**What this task involves:** With pictures left out, extract every line between the start of the records below and the line holding "const gx0 = 67, gx1 = 498;", inclusive.

Start

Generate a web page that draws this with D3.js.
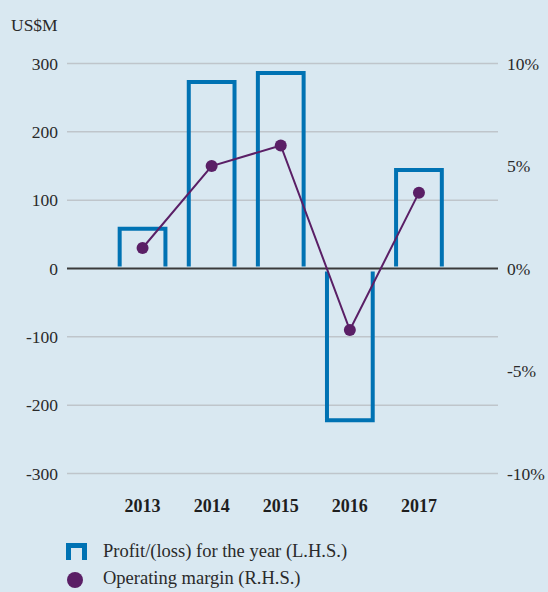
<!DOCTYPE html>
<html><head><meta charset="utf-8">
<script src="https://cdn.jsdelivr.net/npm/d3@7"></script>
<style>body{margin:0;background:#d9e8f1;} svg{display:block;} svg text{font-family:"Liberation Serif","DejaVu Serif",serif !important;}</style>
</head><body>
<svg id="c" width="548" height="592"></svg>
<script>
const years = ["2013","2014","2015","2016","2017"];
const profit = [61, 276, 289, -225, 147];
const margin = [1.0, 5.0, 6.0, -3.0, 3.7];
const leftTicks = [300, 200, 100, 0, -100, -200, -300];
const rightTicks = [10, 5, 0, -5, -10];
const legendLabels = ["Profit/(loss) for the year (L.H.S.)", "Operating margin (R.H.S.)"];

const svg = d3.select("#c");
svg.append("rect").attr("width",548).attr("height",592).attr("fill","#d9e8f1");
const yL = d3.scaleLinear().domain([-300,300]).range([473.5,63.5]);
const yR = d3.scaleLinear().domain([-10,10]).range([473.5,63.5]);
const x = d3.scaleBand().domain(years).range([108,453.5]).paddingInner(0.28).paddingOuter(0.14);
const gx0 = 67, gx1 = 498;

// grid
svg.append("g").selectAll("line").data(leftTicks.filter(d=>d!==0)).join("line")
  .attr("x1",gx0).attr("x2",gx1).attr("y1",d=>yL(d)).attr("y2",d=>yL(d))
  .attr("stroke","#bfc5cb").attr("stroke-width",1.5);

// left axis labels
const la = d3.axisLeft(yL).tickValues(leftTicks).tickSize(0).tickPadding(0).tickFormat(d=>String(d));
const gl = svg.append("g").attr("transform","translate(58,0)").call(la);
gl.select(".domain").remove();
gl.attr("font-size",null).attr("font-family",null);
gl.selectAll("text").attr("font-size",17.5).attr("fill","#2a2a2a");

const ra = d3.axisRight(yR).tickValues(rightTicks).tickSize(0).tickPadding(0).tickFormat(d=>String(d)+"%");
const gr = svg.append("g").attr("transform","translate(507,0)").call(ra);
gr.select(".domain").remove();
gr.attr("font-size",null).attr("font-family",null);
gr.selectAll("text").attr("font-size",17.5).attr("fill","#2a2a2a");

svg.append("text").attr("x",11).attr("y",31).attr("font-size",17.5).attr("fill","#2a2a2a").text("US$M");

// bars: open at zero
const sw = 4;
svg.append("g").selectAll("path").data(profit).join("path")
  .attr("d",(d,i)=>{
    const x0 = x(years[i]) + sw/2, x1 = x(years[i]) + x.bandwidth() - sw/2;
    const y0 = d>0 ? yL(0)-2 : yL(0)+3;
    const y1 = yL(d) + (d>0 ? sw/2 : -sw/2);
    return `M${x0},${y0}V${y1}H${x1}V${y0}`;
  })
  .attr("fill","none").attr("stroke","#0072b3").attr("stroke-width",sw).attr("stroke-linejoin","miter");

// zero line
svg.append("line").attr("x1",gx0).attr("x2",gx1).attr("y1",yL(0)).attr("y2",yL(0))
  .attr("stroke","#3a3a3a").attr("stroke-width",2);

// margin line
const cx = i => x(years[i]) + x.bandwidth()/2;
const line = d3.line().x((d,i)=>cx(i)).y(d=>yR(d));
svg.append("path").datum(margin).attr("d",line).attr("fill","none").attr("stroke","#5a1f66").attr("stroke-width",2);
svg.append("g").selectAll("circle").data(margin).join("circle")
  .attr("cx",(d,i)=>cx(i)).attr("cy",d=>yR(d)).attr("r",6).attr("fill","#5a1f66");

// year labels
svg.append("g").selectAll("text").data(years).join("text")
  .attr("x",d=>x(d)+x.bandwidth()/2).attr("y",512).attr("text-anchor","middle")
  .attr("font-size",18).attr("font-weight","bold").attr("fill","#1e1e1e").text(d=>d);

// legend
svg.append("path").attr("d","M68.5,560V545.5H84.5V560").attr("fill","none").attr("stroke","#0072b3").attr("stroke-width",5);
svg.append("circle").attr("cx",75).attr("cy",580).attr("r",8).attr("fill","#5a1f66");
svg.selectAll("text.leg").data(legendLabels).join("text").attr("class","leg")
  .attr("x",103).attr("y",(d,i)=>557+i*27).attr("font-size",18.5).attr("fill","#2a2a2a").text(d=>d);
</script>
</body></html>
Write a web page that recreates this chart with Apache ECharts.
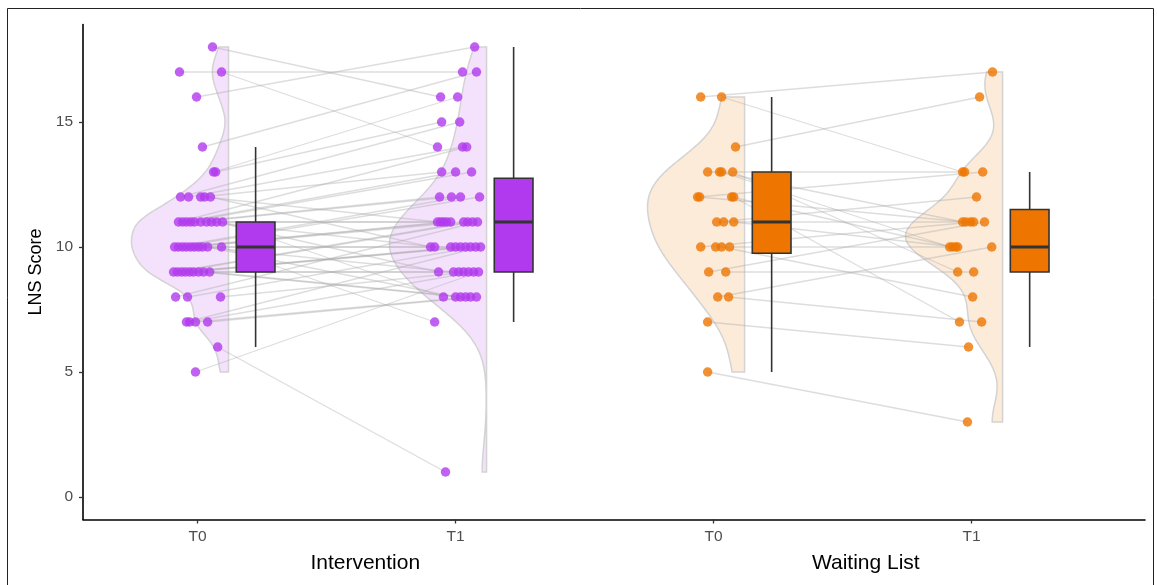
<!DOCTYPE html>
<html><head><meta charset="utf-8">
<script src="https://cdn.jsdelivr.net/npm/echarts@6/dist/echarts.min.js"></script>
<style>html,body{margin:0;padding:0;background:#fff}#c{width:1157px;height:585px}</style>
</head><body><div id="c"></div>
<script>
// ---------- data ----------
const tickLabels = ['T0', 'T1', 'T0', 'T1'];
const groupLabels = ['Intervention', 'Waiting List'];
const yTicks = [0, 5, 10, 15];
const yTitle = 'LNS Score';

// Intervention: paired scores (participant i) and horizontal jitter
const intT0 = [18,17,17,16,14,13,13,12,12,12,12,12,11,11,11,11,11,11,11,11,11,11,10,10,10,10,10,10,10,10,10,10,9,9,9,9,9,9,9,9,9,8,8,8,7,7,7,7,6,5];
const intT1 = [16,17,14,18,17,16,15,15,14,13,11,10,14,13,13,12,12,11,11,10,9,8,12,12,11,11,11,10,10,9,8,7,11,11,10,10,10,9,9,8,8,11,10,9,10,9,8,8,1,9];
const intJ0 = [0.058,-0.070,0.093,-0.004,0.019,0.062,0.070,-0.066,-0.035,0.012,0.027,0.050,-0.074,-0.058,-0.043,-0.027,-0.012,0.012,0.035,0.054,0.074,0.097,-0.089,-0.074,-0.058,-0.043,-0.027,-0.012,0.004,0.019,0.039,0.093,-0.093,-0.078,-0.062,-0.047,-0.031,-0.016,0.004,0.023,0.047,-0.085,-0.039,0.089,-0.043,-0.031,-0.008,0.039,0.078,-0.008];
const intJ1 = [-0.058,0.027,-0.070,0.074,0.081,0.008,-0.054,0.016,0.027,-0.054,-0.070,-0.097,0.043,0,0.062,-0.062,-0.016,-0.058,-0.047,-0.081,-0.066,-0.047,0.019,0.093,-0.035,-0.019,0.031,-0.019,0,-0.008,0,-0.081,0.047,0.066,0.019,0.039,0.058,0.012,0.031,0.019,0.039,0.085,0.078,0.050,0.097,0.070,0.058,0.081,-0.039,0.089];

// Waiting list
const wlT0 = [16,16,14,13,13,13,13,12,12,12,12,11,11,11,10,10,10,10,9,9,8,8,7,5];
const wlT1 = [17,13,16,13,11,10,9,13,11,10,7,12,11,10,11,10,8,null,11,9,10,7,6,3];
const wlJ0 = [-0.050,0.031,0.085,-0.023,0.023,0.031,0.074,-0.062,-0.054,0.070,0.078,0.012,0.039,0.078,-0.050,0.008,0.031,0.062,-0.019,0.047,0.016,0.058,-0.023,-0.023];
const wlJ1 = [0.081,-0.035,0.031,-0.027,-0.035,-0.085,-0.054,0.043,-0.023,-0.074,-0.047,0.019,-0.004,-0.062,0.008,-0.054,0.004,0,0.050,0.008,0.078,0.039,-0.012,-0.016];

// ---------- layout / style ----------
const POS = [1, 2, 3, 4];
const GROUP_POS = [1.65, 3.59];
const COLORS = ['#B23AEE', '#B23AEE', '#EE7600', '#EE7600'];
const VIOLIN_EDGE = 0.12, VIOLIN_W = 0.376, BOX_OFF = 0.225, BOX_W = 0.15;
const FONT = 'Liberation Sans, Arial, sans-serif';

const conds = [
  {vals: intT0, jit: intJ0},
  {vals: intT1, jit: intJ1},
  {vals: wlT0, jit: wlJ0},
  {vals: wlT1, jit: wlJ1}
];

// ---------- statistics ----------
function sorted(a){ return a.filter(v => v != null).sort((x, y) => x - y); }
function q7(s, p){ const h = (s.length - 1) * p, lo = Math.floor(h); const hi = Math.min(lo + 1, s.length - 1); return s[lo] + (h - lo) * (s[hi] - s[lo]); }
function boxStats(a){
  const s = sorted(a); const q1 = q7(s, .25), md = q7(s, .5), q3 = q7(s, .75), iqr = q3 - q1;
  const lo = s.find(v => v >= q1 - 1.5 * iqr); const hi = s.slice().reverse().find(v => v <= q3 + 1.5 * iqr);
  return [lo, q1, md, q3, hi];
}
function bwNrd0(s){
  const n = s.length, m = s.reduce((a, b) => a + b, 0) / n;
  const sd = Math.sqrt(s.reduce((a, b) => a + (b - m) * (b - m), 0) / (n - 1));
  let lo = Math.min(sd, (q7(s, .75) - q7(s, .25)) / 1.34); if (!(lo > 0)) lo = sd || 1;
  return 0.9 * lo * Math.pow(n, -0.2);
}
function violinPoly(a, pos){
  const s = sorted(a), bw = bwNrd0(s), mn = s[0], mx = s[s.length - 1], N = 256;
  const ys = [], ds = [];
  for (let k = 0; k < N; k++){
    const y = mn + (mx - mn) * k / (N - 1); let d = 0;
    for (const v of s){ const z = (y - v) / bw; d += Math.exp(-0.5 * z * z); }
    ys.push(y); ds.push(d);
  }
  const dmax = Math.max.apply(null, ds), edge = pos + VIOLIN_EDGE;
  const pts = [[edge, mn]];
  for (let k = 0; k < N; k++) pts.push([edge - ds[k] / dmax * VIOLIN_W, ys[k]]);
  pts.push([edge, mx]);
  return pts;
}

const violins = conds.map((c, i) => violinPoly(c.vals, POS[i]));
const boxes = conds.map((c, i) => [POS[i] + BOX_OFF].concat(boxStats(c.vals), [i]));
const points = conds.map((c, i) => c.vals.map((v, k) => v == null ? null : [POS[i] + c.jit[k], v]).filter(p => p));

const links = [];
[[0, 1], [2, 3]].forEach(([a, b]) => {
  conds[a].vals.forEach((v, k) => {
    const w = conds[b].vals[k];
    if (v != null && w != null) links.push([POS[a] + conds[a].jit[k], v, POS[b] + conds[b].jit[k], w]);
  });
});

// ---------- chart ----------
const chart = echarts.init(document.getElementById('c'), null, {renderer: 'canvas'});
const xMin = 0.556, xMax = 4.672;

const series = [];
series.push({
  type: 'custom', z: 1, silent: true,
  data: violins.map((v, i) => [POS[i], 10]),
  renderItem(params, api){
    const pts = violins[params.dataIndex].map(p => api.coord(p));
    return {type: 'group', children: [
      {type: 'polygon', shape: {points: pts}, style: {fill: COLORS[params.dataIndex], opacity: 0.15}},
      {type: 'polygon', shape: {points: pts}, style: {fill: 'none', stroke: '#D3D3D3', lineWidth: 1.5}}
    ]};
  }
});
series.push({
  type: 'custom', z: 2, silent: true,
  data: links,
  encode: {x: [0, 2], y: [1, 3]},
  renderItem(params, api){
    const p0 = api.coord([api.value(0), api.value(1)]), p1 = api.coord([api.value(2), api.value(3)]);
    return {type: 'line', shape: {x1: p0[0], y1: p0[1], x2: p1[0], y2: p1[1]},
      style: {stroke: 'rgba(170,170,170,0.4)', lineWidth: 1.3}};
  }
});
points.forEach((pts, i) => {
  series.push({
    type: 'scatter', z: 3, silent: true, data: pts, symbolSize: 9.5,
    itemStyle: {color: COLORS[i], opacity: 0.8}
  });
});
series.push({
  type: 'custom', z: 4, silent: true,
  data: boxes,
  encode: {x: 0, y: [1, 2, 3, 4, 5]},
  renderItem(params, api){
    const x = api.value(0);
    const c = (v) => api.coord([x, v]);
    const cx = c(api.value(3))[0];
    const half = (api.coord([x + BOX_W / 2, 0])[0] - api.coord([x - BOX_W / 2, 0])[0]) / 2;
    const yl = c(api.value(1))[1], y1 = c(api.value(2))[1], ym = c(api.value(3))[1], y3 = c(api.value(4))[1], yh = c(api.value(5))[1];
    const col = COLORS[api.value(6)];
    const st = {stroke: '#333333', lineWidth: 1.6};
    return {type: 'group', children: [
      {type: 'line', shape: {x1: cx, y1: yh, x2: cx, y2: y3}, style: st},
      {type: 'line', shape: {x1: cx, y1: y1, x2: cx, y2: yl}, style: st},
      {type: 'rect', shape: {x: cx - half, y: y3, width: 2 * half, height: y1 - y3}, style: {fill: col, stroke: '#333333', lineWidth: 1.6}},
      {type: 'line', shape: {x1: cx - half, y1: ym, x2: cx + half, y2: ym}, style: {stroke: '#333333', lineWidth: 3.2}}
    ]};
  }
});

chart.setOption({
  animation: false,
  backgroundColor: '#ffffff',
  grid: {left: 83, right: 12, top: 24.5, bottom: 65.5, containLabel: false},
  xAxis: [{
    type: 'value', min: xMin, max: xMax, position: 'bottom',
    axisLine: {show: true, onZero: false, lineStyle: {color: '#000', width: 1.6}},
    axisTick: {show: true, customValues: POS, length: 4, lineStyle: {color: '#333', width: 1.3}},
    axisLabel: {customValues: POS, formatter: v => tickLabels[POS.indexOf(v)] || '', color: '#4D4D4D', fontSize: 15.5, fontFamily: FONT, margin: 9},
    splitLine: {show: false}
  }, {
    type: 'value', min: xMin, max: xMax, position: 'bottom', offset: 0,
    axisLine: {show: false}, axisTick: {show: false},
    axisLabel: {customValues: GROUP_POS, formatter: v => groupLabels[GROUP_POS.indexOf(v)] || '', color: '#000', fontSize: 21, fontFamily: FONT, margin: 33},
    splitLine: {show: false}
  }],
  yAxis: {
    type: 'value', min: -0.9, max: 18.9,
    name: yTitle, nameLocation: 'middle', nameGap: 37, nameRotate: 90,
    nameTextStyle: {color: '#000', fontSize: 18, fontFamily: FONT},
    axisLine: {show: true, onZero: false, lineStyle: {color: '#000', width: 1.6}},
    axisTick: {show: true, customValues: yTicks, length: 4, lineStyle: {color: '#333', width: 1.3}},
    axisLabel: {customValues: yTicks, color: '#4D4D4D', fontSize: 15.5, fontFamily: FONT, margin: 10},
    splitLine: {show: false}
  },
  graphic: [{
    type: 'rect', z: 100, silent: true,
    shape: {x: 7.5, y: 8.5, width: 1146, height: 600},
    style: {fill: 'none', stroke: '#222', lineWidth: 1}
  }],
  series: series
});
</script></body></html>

End

**Exercise answer:**
Generate a web page that draws this with D3.js.
<!DOCTYPE html>
<html><head><meta charset="utf-8">
<script src="https://cdn.jsdelivr.net/npm/d3@7"></script>
<style>body{margin:0;background:#d9e8f1;} svg{display:block;} svg text{font-family:"Liberation Serif","DejaVu Serif",serif !important;}</style>
</head><body>
<svg id="c" width="548" height="592"></svg>
<script>
const years = ["2013","2014","2015","2016","2017"];
const profit = [61, 276, 289, -225, 147];
const margin = [1.0, 5.0, 6.0, -3.0, 3.7];
const leftTicks = [300, 200, 100, 0, -100, -200, -300];
const rightTicks = [10, 5, 0, -5, -10];
const legendLabels = ["Profit/(loss) for the year (L.H.S.)", "Operating margin (R.H.S.)"];

const svg = d3.select("#c");
svg.append("rect").attr("width",548).attr("height",592).attr("fill","#d9e8f1");
const yL = d3.scaleLinear().domain([-300,300]).range([473.5,63.5]);
const yR = d3.scaleLinear().domain([-10,10]).range([473.5,63.5]);
const x = d3.scaleBand().domain(years).range([108,453.5]).paddingInner(0.28).paddingOuter(0.14);
const gx0 = 67, gx1 = 498;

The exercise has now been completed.